Handling array indexes and function calls

Despite the postfix appearance they are infix operators with syntactically enforced parenthesized term on the right, this is true for array indexes and function calls as well.

2
votes

It's easy enough to convert an operator precedence grammar into an LR(1) grammar [1], but the resulting grammar will use left recursion to parse left associative operators. It's easy enough to eliminate the left recursion -- for example, make all operators right associative -- but while the resulting grammar recognizes the same language, the parse trees are different.

It turns out that it's not hard to slightly modify the recursive descent parser to be able to handle precedence relations. The technique was invented by Vaughan Pratt, and essentially uses the call-stack to substitute the explicit stack in the classic shunting-yard algorithm.

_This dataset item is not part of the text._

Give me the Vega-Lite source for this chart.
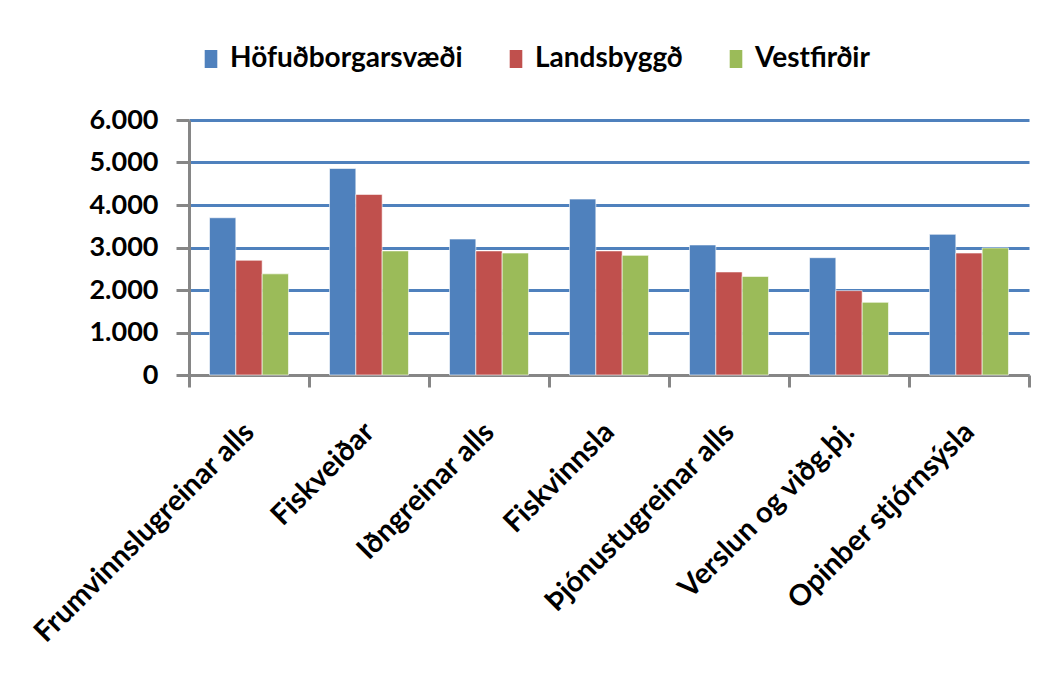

Pratt parsing seems to be undergoing some sort of revival, and you can find lots of blog posts about it; one reasonably good one is by Eli Bendersky. Pratt devised the procedure in the early 1970s, about the same time Frank deRemer was proving that LR(1) parsing was practical. Pratt was skeptical about both the practicality and the inflexibility of formal parsing. I think the debate has pretty well been simmering ever since. Pratt parsers are indeed simple and flexible, but on the other hand it can be very difficult to prove that they are correct (or that they parse a particular formally-described grammar). On the other hand, although bison has recently acquired support for GLR parsing, making it potentially a lot less fidgety to use, and despite the fact that bison-generated parsers actually parse the grammar they claim to parse, there are still many who would agree with Pratt's statement (from 1973) that formal parsing methods are "less accessible and less pleasant to use".


[1] In practice, all yacc-derivatives and many other LR parser generators will accept precedence relations for disambiguating; the resulting grammar tables are smaller and involve fewer unit reductions, so there is no particularly good reason not to use this technique if you're going to use a parser generator.